YOUNG: From the Austrian government?
BURGER: Yes. But they never gave reparation for what was done to Jews – to a citizen maybe, but not to Jews.
YOUNG: What was it like for you during your first years as an emigrant? You came as a single man. I know you married.
BURGER: I was very busy trying to make a life for myself. Nine months after we got here, we all decided to pitch in and get a little apartment. The rooming house stuff had to stop. And we went into a suburb, Elmhurst, in Queens and we got an apartment. We worked for that for quite a while. There were four in the apartment.
YOUNG: Did your mother work?
BURGER: My mother took care of the house and the kids. The other two of us went out and made a living. And I improved myself rather rapidly. I did very well.
YOUNG: When did you get married?
BURGER: Which time?
YOUNG: Oh, you’ve been married more than once? (LAUGHTER)
BURGER: I forget! I got married in 1959 and my daughter was born, nine months to the day, in 1960. “Lucky Pierre” they called me. Then that little lady decided to commit suicide, and four years later I remarried. I had worked for seven years and the “seven year itch” set in. You understand?

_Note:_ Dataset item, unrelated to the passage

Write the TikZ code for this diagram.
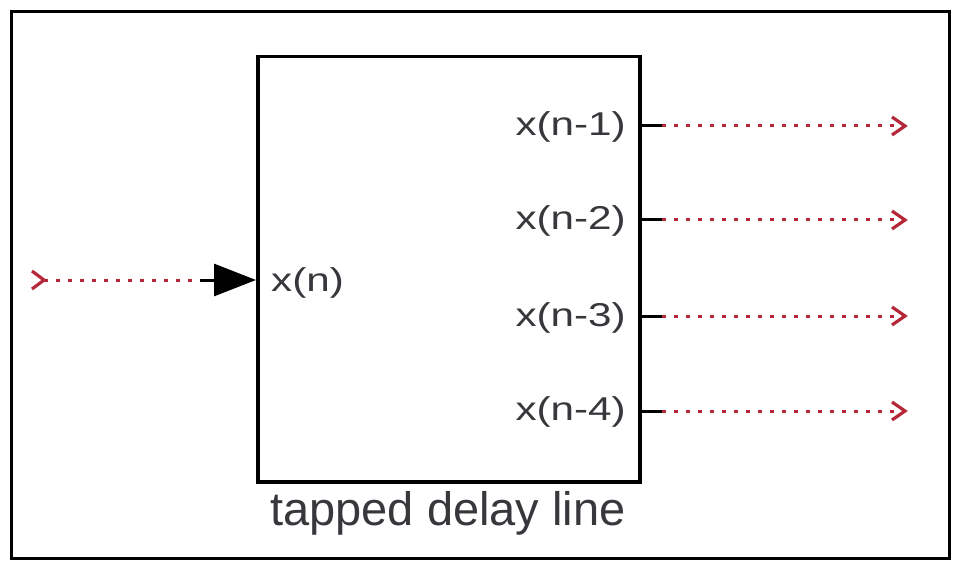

I was single for quite a long time until I met my present wife.
YOUNG: And how long have you been in St. Louis?
BURGER: I came in April of last year (April, 1986).
YOUNG: Is there anything that I haven’t asked you that you might like to say now?
BURGER: Or hold my peace forever?
YOUNG: (LAUGHTER)
BURGER: I can’t really think of anything that wasn’t really touched. The only thing I can think of is that if you have any problems in the future about detail in one area or the other, don’t hesitate to contact me.
YOUNG: O.K.
BURGER: If you want one of these to back up, I’ll give you one.
YOUNG: You certainly have a lot of facts in the tapes you’re making for Rabbi Sternberg for the speech.